Setelah dua hari berkonferensi, para ulama Irak membuat kesepakatan bersama yang juga menitikberatkan pentingnya menghapus fitnah sektarian. Di antara butir kesepakatan bersama itu mengungkapkan seluruh komponen masyarakat Irak harus berdialog dengan tujuan menciptakan perdamaian di Irak. Para ulama juga sepakat krisis sektarian telah merusak sendi-sendi persatuan masyarakat Irak.
Karena itu, fitnah sektarian harus segera dicegah supaya tidak terus-menerus menghancurkan warga Irak. Kehormatan rakyat Irak juga harus ditegakkan berdasar syariat Islam tanpa memandang perbedaan mazhab.
Tak ketinggalan, para ulama peserta konferensi juga sepakat penjajahan AS atas Irak sama sekali tidak bisa dibenarkan dan harus dikutuk. Menurut mereka, perlawanan terhadap penjajah adalah hak legal yang dijamin agama serta semua peraturan internasional di segala zaman. Untuk mengakhiri penjajahannya, para ulama pun meminta agar AS segera menetapkan jadwal penarikan pasukannya dari Irak.

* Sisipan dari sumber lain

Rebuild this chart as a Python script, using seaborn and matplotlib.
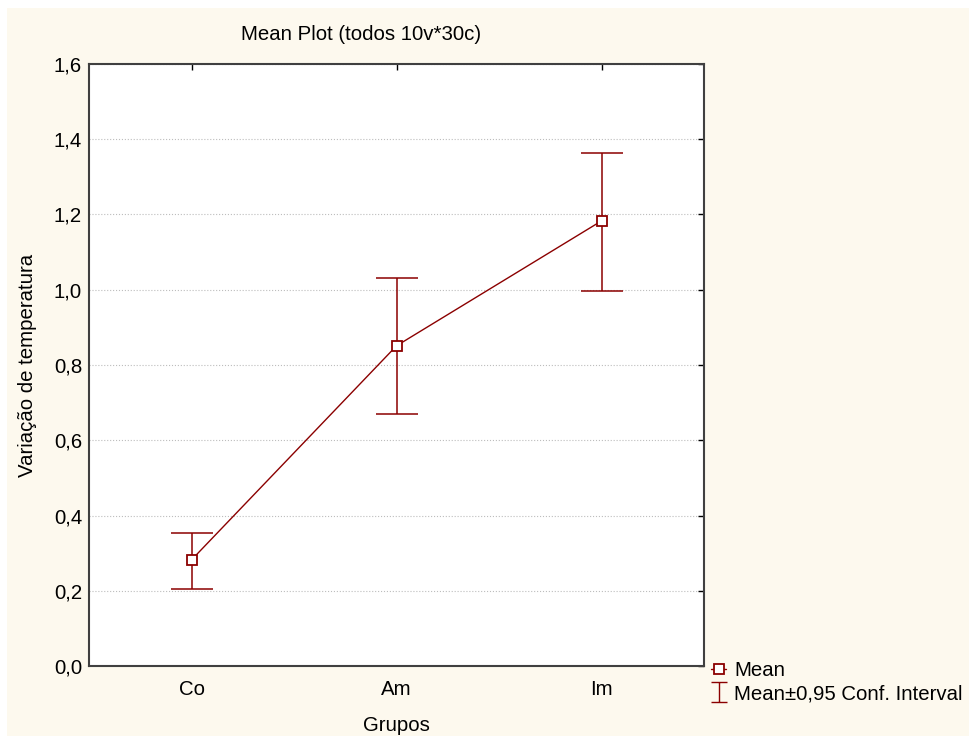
import numpy as np
import pandas as pd
import seaborn as sns
import matplotlib.pyplot as plt
from matplotlib.lines import Line2D
from matplotlib.path import Path
from matplotlib.patches import Rectangle
from matplotlib.ticker import FuncFormatter


grupos = ["Co", "Am", "Im"]
media = [0.282, 0.851, 1.183]
ic_inf = [0.205, 0.670, 0.997]
ic_sup = [0.354, 1.031, 1.364]

df = pd.DataFrame(
    {
        "pos": np.arange(len(grupos)),
        "Grupos": grupos,
        "media": media,
        "inf": ic_inf,
        "sup": ic_sup,
    }
)

RED = "#8B0000"
CREAM = "#FDF9EE"
SPINE = "#404040"

sns.set_theme(style="white")
plt.rcParams["font.family"] = ["Liberation Sans", "DejaVu Sans"]
plt.rcParams["font.size"] = 14.7
plt.rcParams["text.color"] = "black"
plt.rcParams["axes.labelcolor"] = "black"
plt.rcParams["xtick.color"] = "black"
plt.rcParams["ytick.color"] = "black"

fig = plt.figure(figsize=(9.69, 7.36), dpi=100, facecolor="white")
fig.patches.append(
    Rectangle((7 / 969, 0), 1, 1 - 8 / 736, transform=fig.transFigure,
              facecolor=CREAM, edgecolor="none", zorder=-10)
)
ax = fig.add_axes([89 / 969, 1 - 666 / 736, 615 / 969, 602 / 736])
ax.set_facecolor("white")

ax.errorbar(
    df["pos"], df["media"],
    yerr=[df["media"] - df["inf"], df["sup"] - df["media"]],
    fmt="none", ecolor=RED, elinewidth=1.1, capsize=15, capthick=1.1, zorder=3,
)
sns.lineplot(
    data=df, x="pos", y="media", ax=ax, color=RED, linewidth=1.0,
    marker="s", markersize=7.5, markerfacecolor="white",
    markeredgecolor=RED, markeredgewidth=1.3, zorder=4,
)

ax.set_xlim(-0.5, 2.5)
ax.set_ylim(0, 1.6)
ax.set_xticks(df["pos"])
ax.set_xticklabels(grupos)
ax.set_yticks(np.arange(0, 1.61, 0.2))
ax.yaxis.set_major_formatter(FuncFormatter(lambda v, p: f"{v:.1f}".replace(".", ",")))

ax.grid(axis="y", linestyle=":", color="#bdbdbd", linewidth=0.8)
ax.grid(axis="x", visible=False)
for s in ax.spines.values():
    s.set_color(SPINE)
    s.set_linewidth(1.5)

ax.tick_params(axis="both", direction="in", length=4.3, width=1.0, color="black",
               top=True, right=True, labelsize=14.7, labelcolor="black")
ax.tick_params(axis="x", pad=10)
ax.tick_params(axis="y", pad=5)

ax.set_xlabel("Grupos", fontsize=14.7, labelpad=12, color="black")
ax.set_ylabel("Variação de temperatura", fontsize=14.7, labelpad=12, color="black")

fig.text(361 / 969, 1 - 34 / 736, "Mean Plot (todos 10v*30c)", ha="center",
         va="center", fontsize=14.7, color="black")

ibeam = Path(
    [(-0.4, -0.5), (0.4, -0.5), (0, -0.5), (0, 0.5), (-0.4, 0.5), (0.4, 0.5)],
    [Path.MOVETO, Path.LINETO, Path.MOVETO, Path.LINETO, Path.MOVETO, Path.LINETO],
)
handles = [
    Line2D([], [], color=RED, linewidth=1.0, marker="s", markersize=6.5,
           markerfacecolor="white", markeredgecolor=RED, markeredgewidth=1.3),
    Line2D([], [], linestyle="none", marker=ibeam, markersize=14,
           markerfacecolor="none", markeredgecolor=RED, markeredgewidth=1.0),
]
fig.legend(
    handles, ["Mean", "Mean±0,95 Conf. Interval"],
    loc="upper left", bbox_to_anchor=(711 / 969, 1 - 661 / 736),
    frameon=False, borderpad=0, borderaxespad=0, handlelength=0.75,
    handletextpad=0.4, labelspacing=0.22, fontsize=14.7, labelcolor="black",
)

fig.savefig("out.png", dpi=100)
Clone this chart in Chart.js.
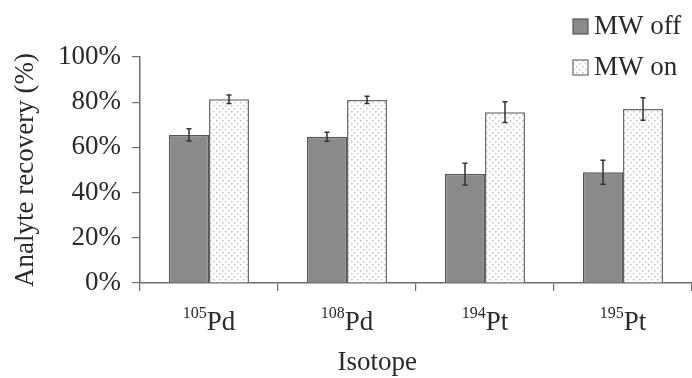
<!DOCTYPE html>
<html><head><meta charset="utf-8">
<script src="https://cdn.jsdelivr.net/npm/chart.js@4"></script>
<style>html,body{margin:0;padding:0;background:#fff}#wrap{width:692px;height:378px;position:relative}</style>
</head><body><div id="wrap"><canvas id="c"></canvas></div>
<script>
const massNumbers = ['105', '108', '194', '195'];
const elements = ['Pd', 'Pd', 'Pt', 'Pt'];
const categories = massNumbers.map((m, i) => m + elements[i]);
const seriesNames = ['MW off', 'MW on'];
const mwOff = [65.5, 64.7, 48.2, 49.0];
const mwOffErr = [2.7, 2.0, 4.8, 5.3];
const mwOn = [81.3, 81.0, 75.6, 77.0];
const mwOnErr = [1.9, 1.6, 4.6, 5.0];
const yTicks = [0, 20, 40, 60, 80, 100];
const xTitle = 'Isotope';
const yTitle = 'Analyte recovery (%)';

const FONT = '"Liberation Serif", "Times New Roman", serif';
const TXT = '#2a2a2a';
const AXIS = '#6e6e6e';

function dotPattern() {
  const c = document.createElement('canvas');
  c.width = 6; c.height = 6;
  const g = c.getContext('2d');
  g.fillStyle = '#ffffff'; g.fillRect(0, 0, 6, 6);
  g.fillStyle = '#c2c2c2';
  g.fillRect(0, 0, 1.5, 1.5);
  g.fillRect(3, 3, 1.5, 1.5);
  return g.createPattern(c, 'repeat');
}
const lightFill = dotPattern();
const darkFill = '#8a8a8a';

const errors = [mwOffErr, mwOnErr];

const errorBars = {
  id: 'errorBars',
  afterDatasetsDraw(chart) {
    const ctx = chart.ctx, y = chart.scales.y;
    ctx.save();
    ctx.strokeStyle = '#333';
    ctx.lineWidth = 1.5;
    chart.data.datasets.forEach((ds, di) => {
      const meta = chart.getDatasetMeta(di);
      meta.data.forEach((bar, i) => {
        const v = ds.data[i], e = errors[di][i];
        const yt = y.getPixelForValue(v + e), yb = y.getPixelForValue(v - e);
        ctx.beginPath();
        ctx.moveTo(bar.x, yt); ctx.lineTo(bar.x, yb);
        ctx.moveTo(bar.x - 2.5, yt); ctx.lineTo(bar.x + 2.5, yt);
        ctx.moveTo(bar.x - 2.5, yb); ctx.lineTo(bar.x + 2.5, yb);
        ctx.stroke();
      });
    });
    ctx.restore();
  }
};

const labelsAndLegend = {
  id: 'labelsAndLegend',
  afterDraw(chart) {
    const ctx = chart.ctx, xs = chart.scales.x, area = chart.chartArea;
    ctx.save();
    ctx.fillStyle = TXT;
    ctx.textBaseline = 'alphabetic';
    ctx.textAlign = 'left';
    // x tick labels with superscript mass numbers
    const big = '27px ' + FONT, small = '16px ' + FONT;
    categories.forEach((c, i) => {
      const cx = xs.getPixelForTick(i);
      ctx.font = small; const w1 = ctx.measureText(massNumbers[i]).width;
      ctx.font = big; const w2 = ctx.measureText(elements[i]).width;
      const x0 = cx - (w1 + w2) / 2;
      const base = xs.top + 47;
      ctx.font = small; ctx.fillText(massNumbers[i], x0, base - 12);
      ctx.font = big; ctx.fillText(elements[i], x0 + w1, base);
    });
    // x axis title
    ctx.font = big;
    ctx.textAlign = 'center';
    ctx.fillText(xTitle, area.left + (area.right - area.left) * 0.43, xs.top + 87);
    // legend
    ctx.textAlign = 'left';
    ctx.textBaseline = 'middle';
    chart.data.datasets.forEach((ds, di) => {
      const cy = area.top - 31 + di * 41;
      const bx = area.right - 119;
      ctx.fillStyle = ds.backgroundColor;
      ctx.fillRect(bx, cy - 7, 15, 15);
      ctx.strokeStyle = ds.borderColor; ctx.lineWidth = 1.2;
      ctx.strokeRect(bx, cy - 7, 15, 15);
      ctx.fillStyle = TXT;
      ctx.font = big;
      ctx.fillText(ds.label, bx + 21, cy + 1);
    });
    ctx.restore();
  }
};

new Chart(document.getElementById('c'), {
  type: 'bar',
  data: {
    labels: categories,
    datasets: [
      { label: seriesNames[0], data: mwOff, backgroundColor: darkFill, borderColor: '#555', borderWidth: 1.5,
        categoryPercentage: 0.58, barPercentage: 1.0 },
      { label: seriesNames[1], data: mwOn, backgroundColor: lightFill, borderColor: '#6a6a6a', borderWidth: 1.5,
        categoryPercentage: 0.58, barPercentage: 1.0 }
    ]
  },
  options: {
    responsive: true,
    maintainAspectRatio: false,
    animation: false,
    devicePixelRatio: 1,
    layout: { padding: { top: 57, right: 0, left: 0, bottom: 0 } },
    plugins: { legend: { display: false }, tooltip: { enabled: false } },
    scales: {
      x: {
        grid: { offset: true, drawOnChartArea: false, drawTicks: true, tickLength: 8, color: AXIS, lineWidth: 1.2 },
        border: { color: AXIS, width: 1.5 },
        ticks: { display: false },
        afterFit(s) { s.height = 95; }
      },
      y: {
        min: 0, max: 100,
        afterBuildTicks(s) { s.ticks = yTicks.map(v => ({ value: v })); },
        grid: { drawOnChartArea: false, drawTicks: true, tickLength: 8, color: AXIS, lineWidth: 1.2 },
        border: { color: AXIS, width: 1.5 },
        ticks: { color: TXT, font: { family: FONT, size: 27 }, padding: 11, callback: v => v + '%' },
        title: { display: true, text: yTitle, color: TXT, font: { family: FONT, size: 27 }, padding: { top: 10, bottom: 0 } },
        afterFit(s) { s.width = 140; }
      }
    }
  },
  plugins: [errorBars, labelsAndLegend]
});
</script>
</body></html>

Satu poin kesepakatan bersama para ulama itu terkait dengan peran Indonesia. Mereka sepakat menerima deklarasi yang dihasilkan konferensi para ulama untuk rekonsiliasi Irak yang berlangsung di Bogor 3-4 April. Bisa jadi, butir ini muncul karena dalam konferensi tersebut memang tim kecil tindak lanjut konferensi Bogor berkesempatan membacakan hasil-hasil kesepakatan ulama dalam konferensi Bogor.